I had an interesting experience recently with a coachee (she happens to be an experienced executive coach) who presented me with a personal issue that had bothered her for many years. I did not feel entirely comfortable with my ability to address her concern and wondered whether it might be something that I should refer to someone with different specialist skills to my own. Nevertheless I thought it worth spending a little time exploring before jumping to any conclusions. After questioning her closely for about twenty minutes I seemed to be getting nowhere and I was feeling more and more uncomfortable with the subject matter. Pulling myself together I put all my focus into thinking laterally about my coachee’s situation and I persisted with the questioning even though some of the questions I was coming up with could have seemed rather odd.
Then suddenly I asked her the “right” question and her whole demeanour changed.
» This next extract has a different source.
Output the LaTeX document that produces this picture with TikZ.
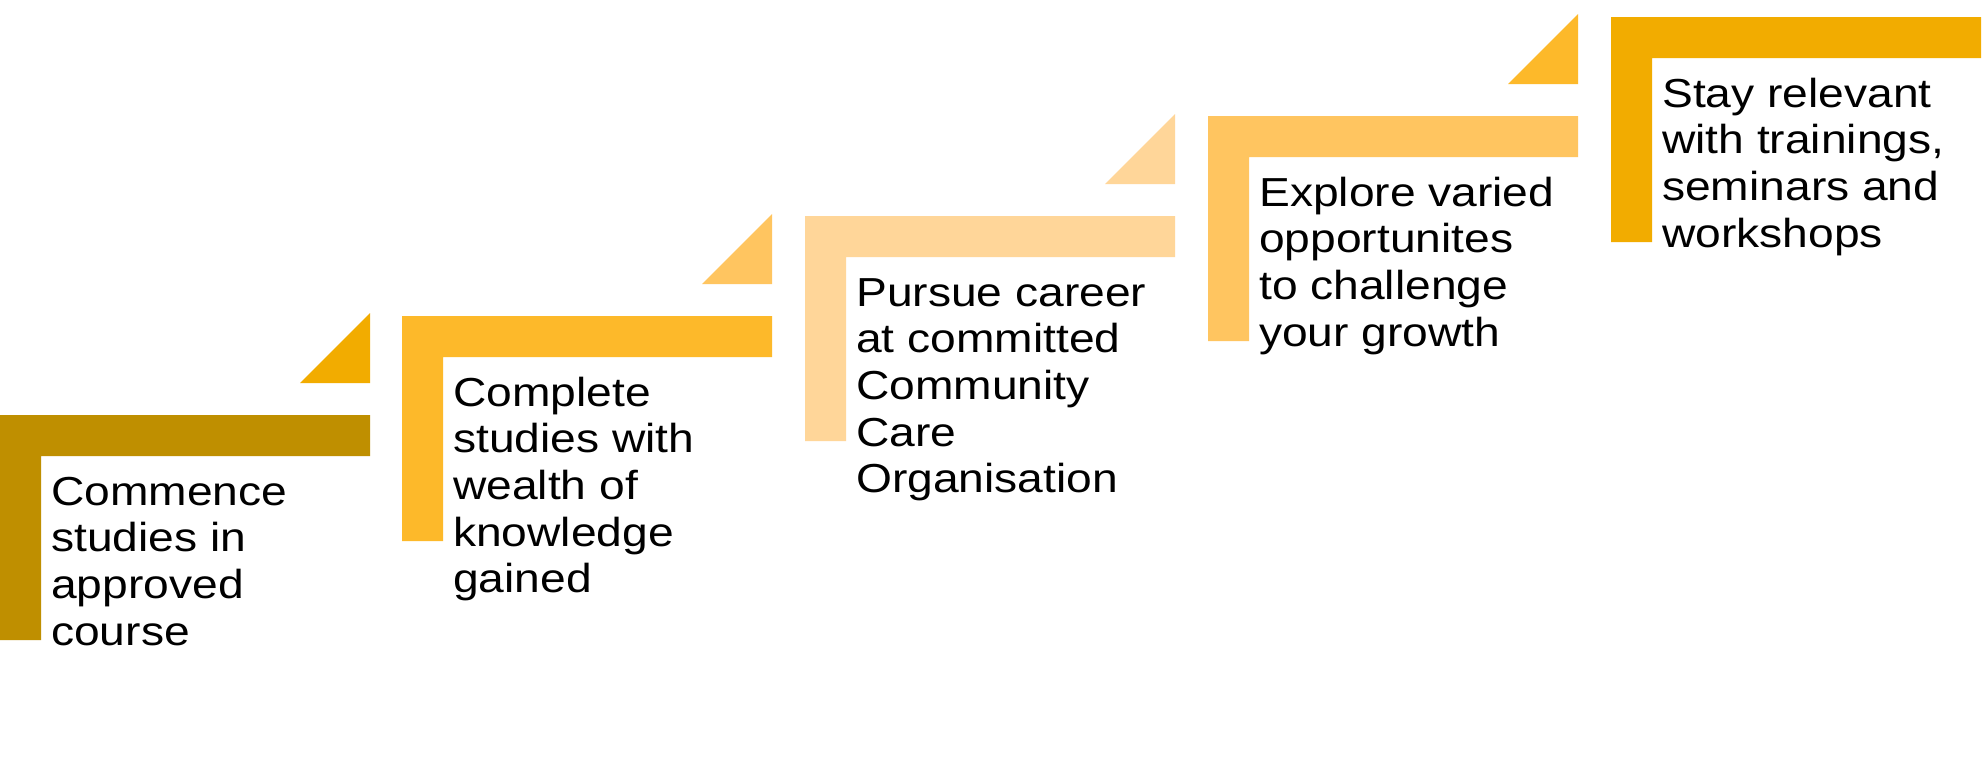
\documentclass[tikz,border=0pt]{standalone}
\usepackage{fontspec}
\setmainfont{Liberation Sans}[FakeStretch=1.14]
\definecolor{cA}{HTML}{BF8F00}
\definecolor{cB}{HTML}{FDB92A}
\definecolor{cC}{HTML}{FFD699}
\definecolor{cD}{HTML}{FFC560}
\definecolor{cE}{HTML}{F2AC00}
\tikzset{
  steptext/.style={anchor=base west, align=left, inner sep=0pt, text=black,
    font=\fontsize{40.5}{46.7}\selectfont},
}
\begin{document}
\begin{tikzpicture}[x=1pt,y=-1pt]
\useasboundingbox[fill=white] (0,0) rectangle (1984,761);
% L-shaped steps: left, top, colour
\foreach \L/\T/\c in {0/415/cA, 402/316/cB, 805/216/cC, 1208/116/cD, 1611/17/cE}{
  \fill[\c] (\L,\T) -- (\L+370,\T) -- (\L+370,\T+41) -- (\L+41,\T+41)
    -- (\L+41,\T+225) -- (\L,\T+225) -- cycle;
}
% triangles
\foreach \L/\T/\c in {0/415/cE, 402/316/cD, 805/216/cC, 1208/116/cB}{
  \fill[\c] (\L+300,\T-32) -- (\L+370,\T-32) -- (\L+370,\T-102) -- cycle;
}
% anchored at the baseline of the last line
\node[steptext] (t1) at (51,645.1) {Commence\\studies in\\approved\\course};
\node[steptext] (t2) at (453,592.8) {Complete\\studies with\\wealth of\\knowledge\\gained};
\node[steptext] (t3) at (856,492.8) {Pursue career\\at committed\\Community\\Care\\Organisation};
\node[steptext] (t4) at (1259,346.1) {Explore varied\\opportunites\\to challenge\\your growth};
\node[steptext] (t5) at (1662,247.1) {Stay relevant\\with trainings,\\seminars and\\workshops};
\end{tikzpicture}
\end{document}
It was like cracking open the stone and finding a fascinating fossil inside. She had discovered that a critical assumption about her concern was not what she thought it was and that gave her a whole new perspective: we had broken through a barrier in her thinking. In itself this did not “solve” anything but it did provide us with a step forward in addressing her overall issue.
The lesson here is that it is not always possible to crack open a stone in twenty minutes but do not give up: keep coming in from different angles and you’ll get there eventually.
[Thanks to Cris Janzen for planting the seed that inspired this blog entry.]
crisjanzen said
Alchemy Exchange,
Thank YOU for adding a whole new dimension and context to the idea of chip, chip chipping away to get at what matters. What a wonderful visual finding a fossil inside presents.